The Q1 FY27 result and $91 billion Q2 guide together represent the strongest confirmation yet that enterprise and hyperscaler AI infrastructure buildout is not decelerating heading into the second half of 2026. The forward signals identified above, from analyst notes to options positioning data to the CFTC COT report, will determine how this quarter’s story develops from here.
This article is for informational purposes only and should not be considered financial advice. Investors should conduct their own research and consult with financial professionals before making investment decisions. Past performance does not guarantee future results.

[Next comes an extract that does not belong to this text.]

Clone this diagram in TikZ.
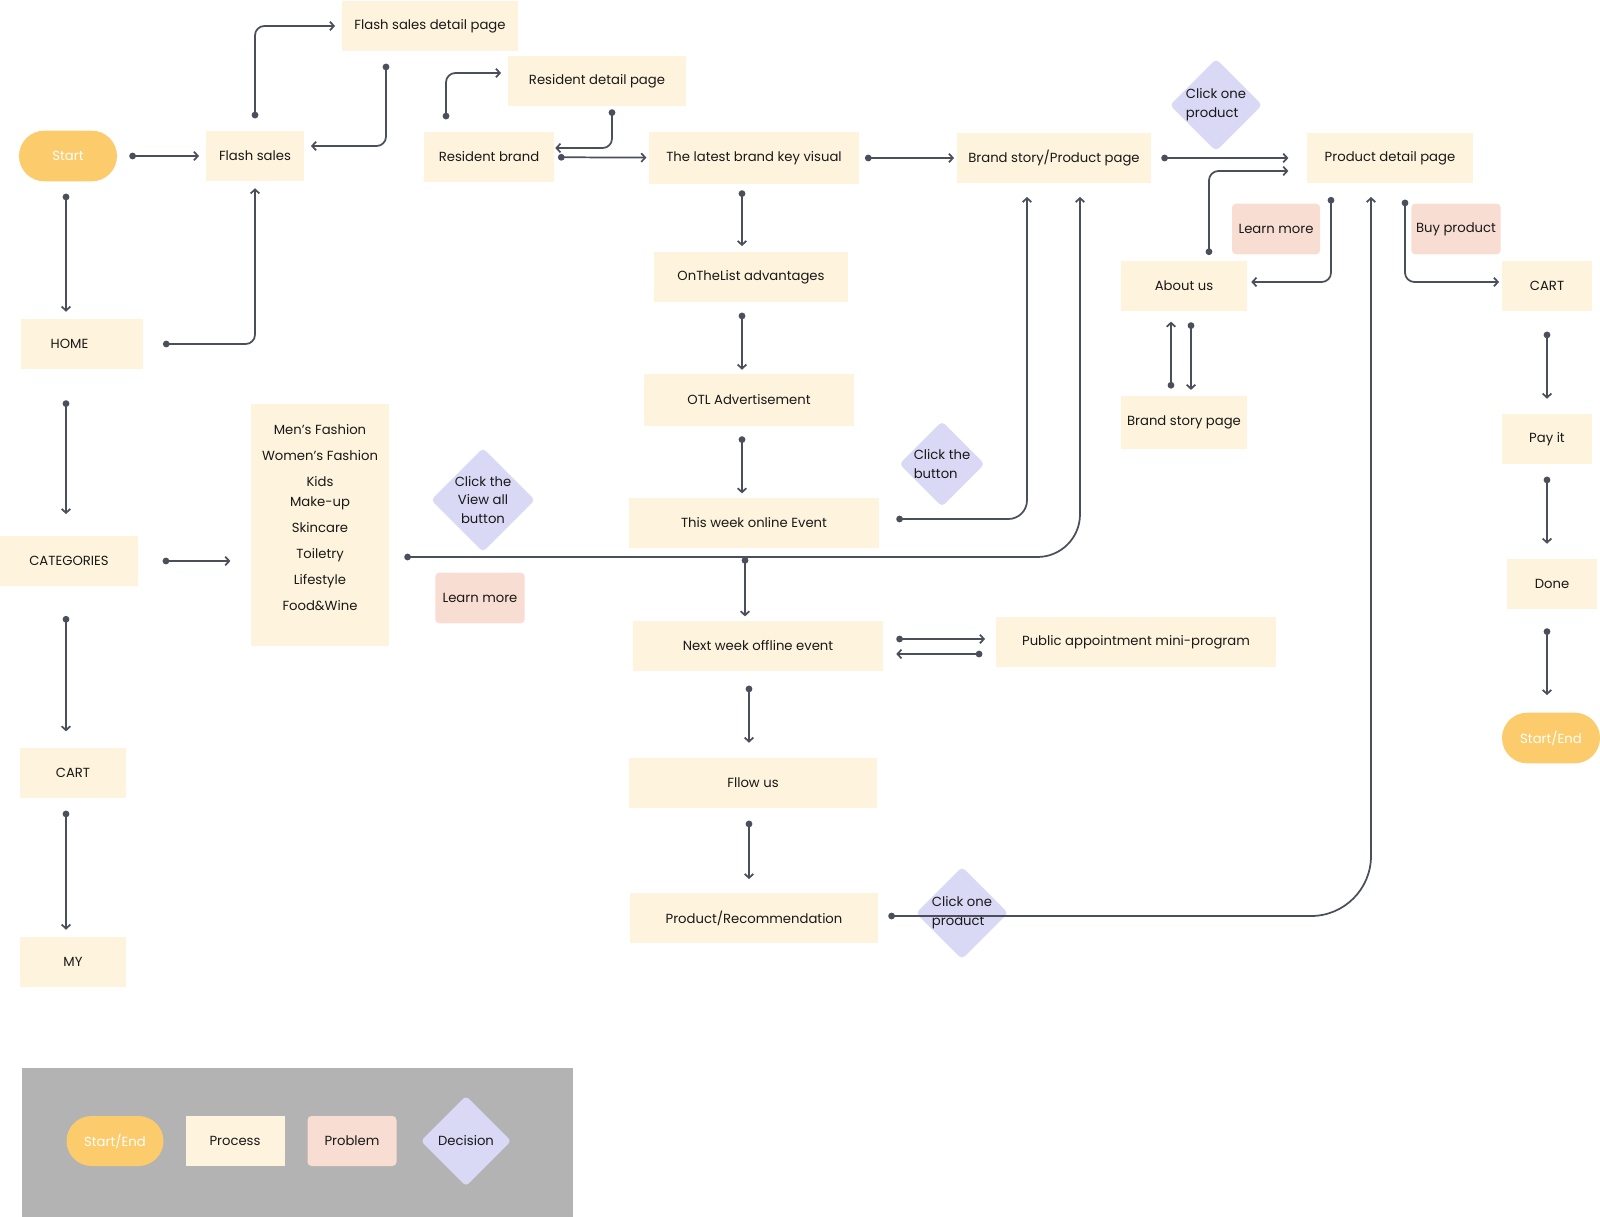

Financial projections are subject to market conditions and various risk factors.
Frequently Asked Questions
What were Nvidia's Q1 FY27 earnings results?
Nvidia reported Q1 FY27 revenue of $81.62 billion, up 85% year over year, with Data Center revenue of $75.2 billion and adjusted EPS of $1.87, beating analyst consensus on both metrics.
Why did Nvidia stock fall after beating earnings expectations?
Nvidia shares fell because options markets had already priced in a roughly $355 billion swing in market capitalisation, meaning a strong beat was the base case rather than a surprise, and the Q2 guidance landed within the range aggressive positioning had anticipated.
What does Nvidia's $91 billion Q2 guidance indicate about AI spending?
The $91 billion Q2 FY27 guide signals that hyperscaler and enterprise AI infrastructure investment is accelerating, with Nvidia's Data Center segment running at an implied annualised pace of approximately $300 billion.
What is volatility crush and how did it affect Nvidia's stock after earnings?
Volatility crush occurs when implied volatility collapses after an earnings event resolves uncertainty; in Nvidia's case, the record result removed the uncertainty that had driven options premiums higher, causing the stock to dip despite the strong beat.
What are the main risks to Nvidia reaching its $91 billion revenue guide?
The three key risks are US export controls on AI chips limiting access to China, growing competition from AMD accelerators and custom silicon developed by hyperscalers, and supply constraints in advanced packaging and high-bandwidth memory production.